Other anxieties take the form of what ifs: what if technology develops so quickly we all lose our jobs before we find a way of stopping it? What if it affects love, one of the few things we see as sacrosanct, an emotion whose authenticity can’t be digitised? In “The Great Awake”, Leonie reads aloud a newspaper interview with a woman who describes the experience of falling in love with her Sleep, however much everyone doubts her. “There are gestures – he moves to the corner of the mattress to give me more space, he alphabetises my books.” It’s reminiscent of Her, Spike Jonze’s 2013 science-fiction romance in which Joaquin Phoenix’s character falls in love with his artificially intelligent personal assistant that is personified by an alluring female voice, a disconcerting projection of the not-so-distant future.

While they sometimes draw upon legends and folklore, Armfield’s stories are not just fragments of her imagination – they are born of a far-reaching scrutiny of modern life. What is keeping my friends up at night? What is the first thought they have when they awake? What do young people most fear? What do old people most fear? And then – how can I manifest these fears into stories, riddled with all the anxieties of a 21st-century metropolis, and make them get underneath my readers’ skin?

Two other stories in salt slow, “The Collectables” and “Stop your women’s ears with wax” see gangs of young women on crusades of power and dark intent, collecting the fingernails – and then fingers – of men, locking the manager of a concert venue in his own office with a band t-shirt crammed down his throat. “I read somewhere that ‘witchcraft is the recourse of the dispossessed’,” explains Armfield, “and I suppose I like that idea of creating power out of a lack thereof.” These delightfully cruel tales seem like a misogynist’s fears of man-hating (supposedly “in the name of feminism”) that have come alive.

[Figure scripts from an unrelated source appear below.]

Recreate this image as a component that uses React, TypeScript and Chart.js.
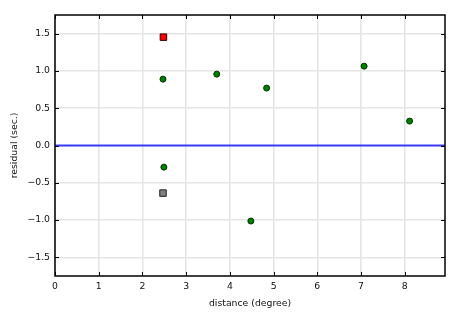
import React, { useEffect, useRef } from "react";
import { Chart, registerables } from "chart.js";

Chart.register(...registerables);

// ---- data ----
const circleX = [2.47, 3.7, 4.84, 7.07, 8.11, 2.49, 4.48];
const circleY = [0.89, 0.957, 0.77, 1.064, 0.327, -0.29, -1.013];
const redX = [2.48];
const redY = [1.453];
const greyX = [2.47];
const greyY = [-0.638];
const xTicks = [0, 1, 2, 3, 4, 5, 6, 7, 8];
const yTicks = [-1.5, -1.0, -0.5, 0.0, 0.5, 1.0, 1.5];
const xMin = 0;
const xMax = 8.92;
const yMin = -1.75;
const yMax = 1.75;
const refLineY = 0;

const FONT = "'DejaVu Sans', sans-serif";

const pts = (xs: number[], ys: number[]) => xs.map((x, i) => ({ x, y: ys[i] }));

const framePlugin = {
  id: "frame",
  afterDatasetsDraw(chart: any) {
    const { ctx, chartArea: a, scales } = chart;
    ctx.save();
    ctx.strokeStyle = "#000";
    ctx.lineWidth = 1;
    const tl = 4;
    ctx.beginPath();
    for (const v of xTicks) {
      const px = Math.round(scales.x.getPixelForValue(v)) + 0.5;
      ctx.moveTo(px, a.bottom);
      ctx.lineTo(px, a.bottom - tl);
      ctx.moveTo(px, a.top);
      ctx.lineTo(px, a.top + tl);
    }
    for (const v of yTicks) {
      const py = Math.round(scales.y.getPixelForValue(v)) + 0.5;
      ctx.moveTo(a.left, py);
      ctx.lineTo(a.left + tl, py);
      ctx.moveTo(a.right, py);
      ctx.lineTo(a.right - tl, py);
    }
    ctx.stroke();
    ctx.lineWidth = 1.5;
    ctx.strokeRect(a.left, a.top, a.right - a.left, a.bottom - a.top);
    ctx.restore();
  },
};

export default function App() {
  const ref = useRef<HTMLCanvasElement | null>(null);
  useEffect(() => {
    if (!ref.current) return;
    const chart = new Chart(ref.current, {
      type: "scatter",
      data: {
        datasets: [
          {
            data: pts(redX, redY),
            pointStyle: "rect",
            pointRadius: 4.6,
            backgroundColor: "#ff0000",
            borderColor: "#330000",
            borderWidth: 1,
          },
          {
            data: pts(greyX, greyY),
            pointStyle: "rect",
            pointRadius: 4.6,
            backgroundColor: "#808080",
            borderColor: "#222222",
            borderWidth: 1,
          },
          {
            data: pts(circleX, circleY),
            pointStyle: "circle",
            pointRadius: 3,
            backgroundColor: "#008000",
            borderColor: "#003300",
            borderWidth: 1,
          },
          {
            type: "line",
            data: [
              { x: xMin, y: refLineY },
              { x: xMax, y: refLineY },
            ],
            borderColor: "rgba(0,0,255,0.75)",
            borderWidth: 2,
            pointRadius: 0,
            showLine: true,
          } as any,
        ],
      },
      options: {
        animation: false,
        responsive: false,
        devicePixelRatio: 1,
        layout: { padding: { top: 15, right: 20, left: 0, bottom: 0 } },
        plugins: { legend: { display: false }, tooltip: { enabled: false } },
        scales: {
          x: {
            type: "linear",
            min: xMin,
            max: xMax,
            afterBuildTicks: (s: any) => {
              s.ticks = xTicks.map((v) => ({ value: v }));
            },
            afterFit: (s: any) => {
              s.height = 39;
              s.paddingLeft = 0;
              s.paddingRight = 0;
            },
            grid: { color: "#e4e4e4", lineWidth: 1.5, drawTicks: false },
            border: { display: false },
            ticks: {
              padding: 5,
              color: "#111",
              font: { family: FONT, size: 9.3 },
              callback: (v: any) => String(v),
            },
            title: {
              display: true,
              text: "distance (degree)",
              color: "#111",
              font: { family: FONT, size: 9.3 },
              padding: { top: 0, bottom: 6 },
            },
          },
          y: {
            type: "linear",
            min: yMin,
            max: yMax,
            afterBuildTicks: (s: any) => {
              s.ticks = yTicks.map((v) => ({ value: v }));
            },
            afterFit: (s: any) => {
              s.width = 55;
              s.paddingTop = 0;
              s.paddingBottom = 0;
            },
            grid: { color: "#e4e4e4", lineWidth: 1.5, drawTicks: false },
            border: { display: false },
            ticks: {
              padding: 5,
              color: "#111",
              font: { family: FONT, size: 9.3 },
              callback: (v: any) => {
                const n = Number(v);
                const s = Math.abs(n).toFixed(1);
                return n < -1e-9 ? "\u2212" + s : s;
              },
            },
            title: {
              display: true,
              text: "residual (sec.)",
              color: "#111",
              font: { family: FONT, size: 9.3 },
              padding: { top: 9, bottom: 0 },
            },
          },
        },
      },
      plugins: [framePlugin],
    } as any);
    return () => chart.destroy();
  }, []);
  return (
    <div style={{ position: "absolute", left: 0, top: 0, width: 465, height: 315 }}>
      <canvas ref={ref} width={465} height={315} style={{ display: "block" }} />
    </div>
  );
}
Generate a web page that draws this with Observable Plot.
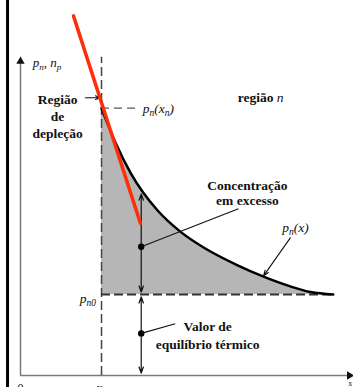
<!DOCTYPE html>
<html>
<head>
<meta charset="utf-8">
<script src="https://cdn.jsdelivr.net/npm/d3@7"></script>
<script src="https://cdn.jsdelivr.net/npm/@observablehq/plot@0.6"></script>
<style>
  html, body { margin: 0; padding: 0; background: #fff; }
  #chart { width: 353px; height: 387px; overflow: hidden; }
</style>
</head>
<body>
<div id="chart"></div>
<script>
// Excess hole concentration p_n(x) on the n side of the depletion edge x_n
const curveX = [1.0, 1.17, 1.36, 1.69, 1.98, 2.26, 2.68, 3.00, 3.33, 3.58, 3.86];
const curveP = [3.30, 2.88, 2.50, 2.04, 1.77, 1.58, 1.36, 1.22, 1.10, 1.03, 1.00];
const xn = 1.0;        // depletion edge
const pn0 = 1.0;       // thermal-equilibrium value
const pnXn = 3.30;     // p_n(x_n)
// hand-drawn slope line near x_n
const slopeX = [0.654, 1.48];
const slopeP = [4.44, 1.88];
// position of the double arrows and their dots
const markerX = 1.49;
const excessDotP = 1.59;
const equilDotP = 0.52;
const tickLabels = ["0", "x_{n}"];
const tickValues = [0, xn];

const curve = curveX.map((x, i) => ({x, p: curveP[i]}));
const xEnd = curveX[curveX.length - 1];
const pAtMarker = 2.27;

const ink = "#111";
const axisGray = "#7a7a7a";

const chart = Plot.plot({
  width: 353,
  height: 387,
  margin: 0,
  style: {background: "#fff", fontFamily: "'Liberation Serif', serif", fontSize: "13px"},
  x: {domain: [0, 4.11], range: [20, 353], axis: null},
  y: {domain: [0, 4.63], range: [375, 0], axis: null},
  marks: [
    // left frame line
    Plot.ruleX([-0.16], {stroke: "#000", strokeWidth: 3}),
    // shaded excess region
    Plot.areaY(curve, {x: "x", y1: pn0, y2: "p", curve: "monotone-x", fill: "#b6b6b6"}),
    // axes
    Plot.ruleX([0], {y1: 0, y2: 3.9, stroke: axisGray, strokeWidth: 1.5}),
    Plot.ruleY([0], {x1: 0, x2: 4.05, stroke: axisGray, strokeWidth: 1.5}),
    Plot.dot([{x: 0, y: 3.88}], {x: "x", y: "y", symbol: "triangle2", r: 4, fill: "#111", stroke: null}),
    Plot.dot([{x: 4.06, y: 0}], {x: "x", y: "y", symbol: "triangle2", r: 4, fill: "#111", stroke: null, rotate: 90}),
    // depletion edge
    Plot.ruleX([xn], {y1: 0, y2: 3.93, stroke: "#444", strokeWidth: 1.5, strokeDasharray: "9,4"}),
    // equilibrium level
    Plot.ruleY([pn0], {x1: xn, x2: xEnd, stroke: "#333", strokeWidth: 2, strokeDasharray: "9,4"}),
    // p_n(x_n) level
    Plot.ruleY([pnXn], {x1: xn, x2: 1.48, stroke: "#555", strokeWidth: 1.2, strokeDasharray: "8,5"}),
    // concentration curve
    Plot.line(curve, {x: "x", y: "p", curve: "monotone-x", stroke: "#000", strokeWidth: 2.5}),
    // double arrows
    Plot.arrow([
      {x1: markerX, y1: excessDotP, x2: markerX, y2: pAtMarker - 0.03},
      {x1: markerX, y1: excessDotP, x2: markerX, y2: pn0 + 0.03},
      {x1: markerX, y1: equilDotP, x2: markerX, y2: pn0 - 0.03},
      {x1: markerX, y1: equilDotP, x2: markerX, y2: 0.03}
    ], {x1: "x1", y1: "y1", x2: "x2", y2: "y2", stroke: ink, strokeWidth: 1.2, headLength: 8, headAngle: 40}),
    Plot.dot([excessDotP, equilDotP], {x: markerX, y: d => d, r: 3.2, fill: "#000", stroke: null}),
    // leader lines
    Plot.link([{x1: markerX, y1: excessDotP, x2: 2.69, y2: 2.06}, {x1: markerX, y1: equilDotP, x2: 1.91, y2: 0.64}],
      {x1: "x1", y1: "y1", x2: "x2", y2: "y2", stroke: ink, strokeWidth: 1.1}),
    Plot.arrow([{x1: 3.33, y1: 1.70, x2: 3.0, y2: 1.23}], {x1: "x1", y1: "y1", x2: "x2", y2: "y2", stroke: ink, strokeWidth: 1.1, headLength: 8, headAngle: 40}),
    Plot.arrow([{x1: 0.80, y1: 3.43, x2: 0.975, y2: 3.43}], {x1: "x1", y1: "y1", x2: "x2", y2: "y2", stroke: ink, strokeWidth: 1.1, headLength: 6, headAngle: 50}),
    // slope line
    Plot.line(slopeX.map((x, i) => ({x, p: slopeP[i]})), {x: "x", y: "p", stroke: "#ff2d0a", strokeWidth: 3.5}),
    // labels
    Plot.text(["Região\nde\ndepleção"], {x: 0.457, y: 3.21, fontWeight: "bold", fill: "#111", lineHeight: 1.25, fontSize: 13.5}),
    Plot.text(["região *n*"], {x: 2.68, y: 3.43, textAnchor: "start", fontWeight: "bold", fill: "#111", fontSize: 13.5}),
    Plot.text(["Concentração\nem excesso"], {x: 2.8, y: 2.26, fontWeight: "bold", fill: "#111", lineHeight: 1.1, fontSize: 13.5}),
    Plot.text(["Valor de\nequilíbrio térmico"], {x: 2.31, y: 0.51, fontWeight: "bold", fill: "#111", lineHeight: 1.35, fontSize: 13.5}),
    Plot.text(["p_{n}(x_{n})"], {x: 1.51, y: pnXn, textAnchor: "start", fontStyle: "italic", fill: "#111", fontSize: 13.5}),
    Plot.text(["p_{n}(x)"], {x: 3.23, y: 1.82, textAnchor: "start", fontStyle: "italic", fill: "#111", fontSize: 13.5}),
    Plot.text(["p_{n0}"], {x: 0.93, y: pn0 - 0.05, textAnchor: "end", fontStyle: "italic", fill: "#111", fontSize: 13.5}),
    Plot.text(["p_{n}, n_{p}"], {x: 0.15, y: 3.86, textAnchor: "start", fontStyle: "italic", fill: "#111", fontSize: 13}),
    Plot.text(tickLabels, {x: (d, i) => tickValues[i], y: -0.155, fill: "#111", fontSize: 12}),
    Plot.text(["x"], {x: 4.07, y: -0.1, fill: "#111", fontSize: 8})
  ]
});

// turn _{...} into subscripts and *...* into italic runs
function richText(svg) {
  svg.querySelectorAll("text").forEach(t => {
    if (t.querySelector("tspan")) return;
    const s = t.textContent;
    if (!/_\{|\*/.test(s)) return;
    const parts = s.split(/(_\{[^}]*\}|\*[^*]*\*)/).filter(p => p.length);
    t.textContent = "";
    let shifted = false;
    const ns = "http://www.w3.org/2000/svg";
    parts.forEach(p => {
      const ts = document.createElementNS(ns, "tspan");
      if (p.startsWith("_{")) {
        ts.textContent = p.slice(2, -1);
        ts.setAttribute("font-size", "0.7em");
        ts.setAttribute("dy", shifted ? "0" : "0.32em");
        shifted = true;
      } else {
        if (p.startsWith("*")) {
          ts.textContent = p.slice(1, -1);
          ts.setAttribute("font-style", "italic");
          ts.setAttribute("font-weight", "normal");
        } else {
          ts.textContent = p;
        }
        if (shifted) { ts.setAttribute("dy", "-0.224em"); shifted = false; }
      }
      t.appendChild(ts);
    });
  });
}
richText(chart);
document.getElementById("chart").appendChild(chart);
</script>
</body>
</html>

In “Mantis”, the school-girl narrator exists in a world obsessed with looks and which boys those looks can attract. Little by little, the girls become “frenetic with hunger, with wanting… We laugh like hyenas, our heads thrusting forward from our bodies.” By the end of the story, our narrator, who we’ve seen grow troubled by the mysteries of her “problem skin” and the sudden loss of teeth, takes a Kafkaesque turn, metamorphosing into a winged creature and leaving the boy who had siphoned her off, away from the heart of the party and into a side-room, screaming with fear. Armfield collects anxieties about puberty, vanity, reputation, bodily autonomy and sexual consent into one gloriously tight vignette, asking us to confront them all together.

“I think it’s almost impossible to live as a woman right now and not feel bound by your body – the way others react to it, the way you relate to it, the ways in which you are supposed to feel empowered and ashamed and accepting and positive and aspirational all at once,” Armfield says. Such anxieties “flock around the ways our bodies can contain and betray us”, she adds.

salt slow takes hold of the jittering uncertainty of modern life and picks apart its meaning. However uncomfortable our world becomes, it seems to say, there is comfort in envisaging one ever more terrifying.